WORK TO DO: Would you print the material exactly, starting at its first line and ending at the line holding "const y = d3.scaleLinear().domain([0, 39]).range([436, 115]);"?

DATA LINES:
· · ·

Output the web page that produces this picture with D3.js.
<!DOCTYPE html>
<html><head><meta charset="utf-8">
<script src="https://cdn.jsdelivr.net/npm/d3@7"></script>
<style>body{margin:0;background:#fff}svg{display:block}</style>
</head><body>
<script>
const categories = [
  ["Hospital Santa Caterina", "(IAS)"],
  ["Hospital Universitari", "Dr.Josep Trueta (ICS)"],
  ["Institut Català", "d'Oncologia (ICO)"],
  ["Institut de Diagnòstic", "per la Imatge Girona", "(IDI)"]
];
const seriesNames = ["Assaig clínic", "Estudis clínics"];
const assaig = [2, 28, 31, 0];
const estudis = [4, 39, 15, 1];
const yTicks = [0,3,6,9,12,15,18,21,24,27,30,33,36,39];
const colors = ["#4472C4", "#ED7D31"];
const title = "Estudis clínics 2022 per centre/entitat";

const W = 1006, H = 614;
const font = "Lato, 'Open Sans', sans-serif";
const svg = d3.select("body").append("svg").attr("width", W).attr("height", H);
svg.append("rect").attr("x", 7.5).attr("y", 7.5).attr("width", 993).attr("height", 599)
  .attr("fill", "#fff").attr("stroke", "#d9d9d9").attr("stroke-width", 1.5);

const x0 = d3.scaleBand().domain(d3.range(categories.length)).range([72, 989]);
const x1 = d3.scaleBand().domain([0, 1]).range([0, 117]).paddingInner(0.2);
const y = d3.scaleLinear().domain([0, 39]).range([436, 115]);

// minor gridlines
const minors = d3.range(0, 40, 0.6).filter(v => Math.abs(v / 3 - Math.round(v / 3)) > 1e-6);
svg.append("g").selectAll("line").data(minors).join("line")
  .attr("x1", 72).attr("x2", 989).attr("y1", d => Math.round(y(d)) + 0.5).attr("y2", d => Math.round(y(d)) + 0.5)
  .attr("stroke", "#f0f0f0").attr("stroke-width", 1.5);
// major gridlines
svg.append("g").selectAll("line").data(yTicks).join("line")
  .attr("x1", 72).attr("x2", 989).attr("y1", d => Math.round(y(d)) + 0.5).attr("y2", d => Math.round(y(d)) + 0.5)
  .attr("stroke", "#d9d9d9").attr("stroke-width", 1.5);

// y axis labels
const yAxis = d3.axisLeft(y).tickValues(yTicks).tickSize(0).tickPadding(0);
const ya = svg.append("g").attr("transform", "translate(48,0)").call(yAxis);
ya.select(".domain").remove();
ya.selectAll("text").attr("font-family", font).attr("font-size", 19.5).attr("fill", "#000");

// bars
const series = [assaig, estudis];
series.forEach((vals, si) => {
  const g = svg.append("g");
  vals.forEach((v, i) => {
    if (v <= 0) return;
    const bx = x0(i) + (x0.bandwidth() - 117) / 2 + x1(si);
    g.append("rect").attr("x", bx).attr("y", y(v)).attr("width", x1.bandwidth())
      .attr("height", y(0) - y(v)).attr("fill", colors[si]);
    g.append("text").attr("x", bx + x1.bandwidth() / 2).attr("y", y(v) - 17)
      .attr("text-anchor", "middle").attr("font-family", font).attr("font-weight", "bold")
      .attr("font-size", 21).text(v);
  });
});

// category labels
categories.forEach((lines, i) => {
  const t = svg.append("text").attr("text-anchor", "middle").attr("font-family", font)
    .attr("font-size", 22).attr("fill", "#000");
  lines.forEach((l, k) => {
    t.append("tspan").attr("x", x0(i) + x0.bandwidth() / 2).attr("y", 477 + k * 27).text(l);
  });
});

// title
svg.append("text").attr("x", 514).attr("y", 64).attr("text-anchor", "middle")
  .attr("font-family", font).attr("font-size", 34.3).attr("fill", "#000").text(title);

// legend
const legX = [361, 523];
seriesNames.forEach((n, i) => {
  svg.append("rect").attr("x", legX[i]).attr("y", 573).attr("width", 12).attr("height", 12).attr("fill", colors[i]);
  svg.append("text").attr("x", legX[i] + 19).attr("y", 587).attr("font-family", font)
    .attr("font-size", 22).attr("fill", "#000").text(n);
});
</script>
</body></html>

· · ·

EXERCISE SOLUTION:
Output the web page that produces this picture with D3.js.
<!DOCTYPE html>
<html><head><meta charset="utf-8">
<script src="https://cdn.jsdelivr.net/npm/d3@7"></script>
<style>body{margin:0;background:#fff}svg{display:block}</style>
</head><body>
<script>
const categories = [
  ["Hospital Santa Caterina", "(IAS)"],
  ["Hospital Universitari", "Dr.Josep Trueta (ICS)"],
  ["Institut Català", "d'Oncologia (ICO)"],
  ["Institut de Diagnòstic", "per la Imatge Girona", "(IDI)"]
];
const seriesNames = ["Assaig clínic", "Estudis clínics"];
const assaig = [2, 28, 31, 0];
const estudis = [4, 39, 15, 1];
const yTicks = [0,3,6,9,12,15,18,21,24,27,30,33,36,39];
const colors = ["#4472C4", "#ED7D31"];
const title = "Estudis clínics 2022 per centre/entitat";

const W = 1006, H = 614;
const font = "Lato, 'Open Sans', sans-serif";
const svg = d3.select("body").append("svg").attr("width", W).attr("height", H);
svg.append("rect").attr("x", 7.5).attr("y", 7.5).attr("width", 993).attr("height", 599)
  .attr("fill", "#fff").attr("stroke", "#d9d9d9").attr("stroke-width", 1.5);

const x0 = d3.scaleBand().domain(d3.range(categories.length)).range([72, 989]);
const x1 = d3.scaleBand().domain([0, 1]).range([0, 117]).paddingInner(0.2);
const y = d3.scaleLinear().domain([0, 39]).range([436, 115]);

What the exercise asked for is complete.